‘The conservation of marine environment comes in the top priorities of the civic body as both the past and present of Dubai are deeply connected with the marine activities through which our forefathers laid base for this dynamic place that became the most vibrant business hub in the world,’ said Eng. Hussain Nasser Lootah, Director General of Dubai Municipality having inaugurated the ‘Marasina’ campaign to preserve marine environment under the slogan ‘Caring Our Marinas… Caring Our Environment’.
The colorful opening ceremony of ‘Marasina’ campaign held on Wednesday in the creek side opposite of the DM headquarters in Deira was attended by assistant director generals, directors and senior officials of Dubai Municipality, Dubai Police and Dubai Corporation for Ambulance Services.
Eng. Lootah said the campaign is aimed at spreading awareness on the importance of preserving marine environment among fishermen, shipping companies, vessel crews, and general public who use seaside for evening entertainments through different activities, programs and competitions.

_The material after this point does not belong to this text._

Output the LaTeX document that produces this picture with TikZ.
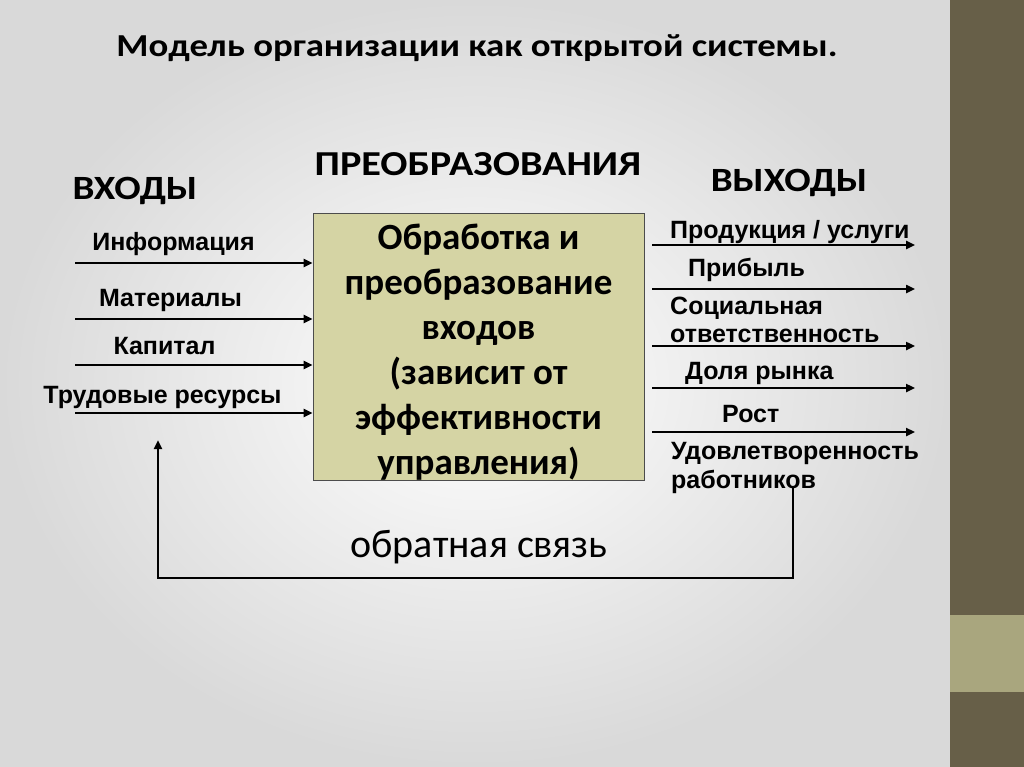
\documentclass[tikz,border=0pt]{standalone}
\usepackage{fontspec}
\setmainfont{Liberation Sans}
\newfontfamily\calibri{Carlito}
\newfontfamily\calibriwide[FakeStretch=1.15]{Carlito}
\usetikzlibrary{arrows.meta,positioning}
\definecolor{stripbrown}{HTML}{675F48}
\definecolor{stripkhaki}{HTML}{A9A67E}
\definecolor{boxfill}{HTML}{D5D4A4}
\definecolor{slidegray}{HTML}{D9D9D9}
\tikzset{
    heading/.style={anchor=base, inner sep=0, font=\calibriwide\bfseries\fontsize{34}{38}\selectfont},
    flowtext/.style={anchor=base, inner sep=0, font=\bfseries\fontsize{25}{28}\selectfont},
    flow/.style={-{Triangle[length=9pt,width=8pt]}, line width=2.6pt},
    process/.style={rectangle, draw=black!70, line width=0.8pt, fill=boxfill, minimum width=331pt, minimum height=267pt, inner sep=0},
    proctext/.style={align=center, inner sep=0, font=\calibri\bfseries\fontsize{37}{45}\selectfont},
}
\begin{document}
\begin{tikzpicture}[x=1pt, y=-1pt]
    % slide background
    \useasboundingbox (0,0) rectangle (1024,767);
    \shade[inner color=white, outer color=slidegray] (0,0) rectangle (950,767);
    \fill[stripbrown] (950,0) rectangle (1024,767);
    \fill[stripkhaki] (950,615) rectangle (1024,692);

    \node[heading, font=\calibriwide\bfseries\fontsize{32}{36}\selectfont] (title) at (477,57) {Модель организации как открытой системы.};
    \node[heading, font=\calibriwide\bfseries\fontsize{35}{38}\selectfont] (transf) at (478,176) {ПРЕОБРАЗОВАНИЯ};
    \node[heading] (inputs) at (135,200) {ВХОДЫ};
    \node[heading] (outputs) at (789,192) {ВЫХОДЫ};

    \node[process] (proc) at (478.5,346.5) {};
    \node[proctext] (procText) at ([yshift=-6pt]proc.center) {Обработка и\\преобразование\\входов\\(зависит от\\эффективности\\управления)};

    % inputs
    \node[flowtext] (lInfo) at (173.5,250) {Информация};
    \node[flowtext] (lMat) at (170.5,306) {Материалы};
    \node[flowtext] (lCap) at (164.5,354) {Капитал};
    \node[flowtext] (lLab) at (162.5,403) {Трудовые ресурсы};
    \coordinate (iInfo) at (75,263);
    \coordinate (iMat) at (75,319);
    \coordinate (iCap) at (75,365);
    \coordinate (iLab) at (75,413);
    \draw[flow] (iInfo) -- (iInfo -| proc.west);
    \draw[flow] (iMat) -- (iMat -| proc.west);
    \draw[flow] (iCap) -- (iCap -| proc.west);
    \draw[flow] (iLab) -- (iLab -| proc.west);

    % outputs
    \node[flowtext, anchor=base west] (lProd) at (670,239) {Продукция / услуги};
    \node[flowtext, anchor=base west] (lProf) at (688,276) {Прибыль};
    \node[flowtext, anchor=base west] (lSoc) at (670,314) {Социальная};
    \node[flowtext, anchor=base west] (lResp) at (670,342) {ответственность};
    \node[flowtext, anchor=base west] (lShare) at (685,379) {Доля рынка};
    \node[flowtext, anchor=base west] (lGrow) at (722,422) {Рост};
    \node[flowtext, anchor=base west] (lSat) at (671,459) {Удовлетворенность};
    \node[flowtext, anchor=base west] (lWork) at (671,488) {работников};
    \coordinate (oEnd) at (915,0);
    \coordinate (oProd) at (652,245);
    \coordinate (oProf) at (652,289);
    \coordinate (oResp) at (652,346);
    \coordinate (oShare) at (652,388);
    \coordinate (oGrow) at (652,432);
    \draw[flow] (oProd) -- (oProd -| oEnd);
    \draw[flow] (oProf) -- (oProf -| oEnd);
    \draw[flow] (oResp) -- (oResp -| oEnd);
    \draw[flow] (oShare) -- (oShare -| oEnd);
    \draw[flow] (oGrow) -- (oGrow -| oEnd);

    % feedback loop
    \node[anchor=base, inner sep=0, font=\calibri\fontsize{40}{44}\selectfont] (fb) at (479,557) {обратная связь};
    \coordinate (fbStart) at (793,488);
    \coordinate (fbEnd) at (158,440);
    \draw[flow] (fbStart) -- ++(0,90) -| (fbEnd);
\end{tikzpicture}
\end{document}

The opening ceremony included several items such as traditional performances, heritage shows, traditional markets and cleaning of the depth of creek.
‘It is the ninth consecutive year that the civic body holds the campaign and the increasing support from the society encourages us to repeat this campaign every year’ said Khalid Suleten, Head of the Environment Emergency Office with Dubai municipality.
‘A wide and effective cleanup program in collaboration with different authorities and segments of society is scheduled as part of the campaign. The waste collected from marine areas and depth of creek will be transported to designated sites for recycling,’ he said.
Khalid highlighted the special care given to Dubai creek and recalled the history saying: In the early 20th century, Dubai was a small coastal village inhabited by Al Maktoum family. Unlike its neighboring emirate, Dubai lacked the fertile oasis, so its inhabitants settled along the banks of the creek and involved themselves with fishing, herding sheep and goats, pearling, and trade.
‘Soon, Dubai became a sufficiently prosperous port attracting settlers from Iran, India and Baluchistan. The facilities for trade and free enterprise were enough to make Dubai a natural haven for merchants. These people were mostly of distant Arab origin and looked across to the Arab shore of the Gulf finally making their homes in Dubai,’ he said.
‘Crossing the creek during those times meant a long and arduous journey around the end of the creek or a ride in an Abra, a small wooden boat that ferries passengers to this day. Today, the city is connected via modern bridges and a tunnel that runs underwater,’ he continued.
‘A walk through the wharf on Dubai’s Creek amidst the hustle and bustle of business evokes memories of the city’s trading past. We can see trucks laden with goods and laborers hurriedly loading the dhows with cargo ranging from car tires and batteries, to soft drinks, fabrics, bags of rice to electronics and other consumer goods destined for the markets in the neighboring countries of Africa and the middle east and beyond,’ he added.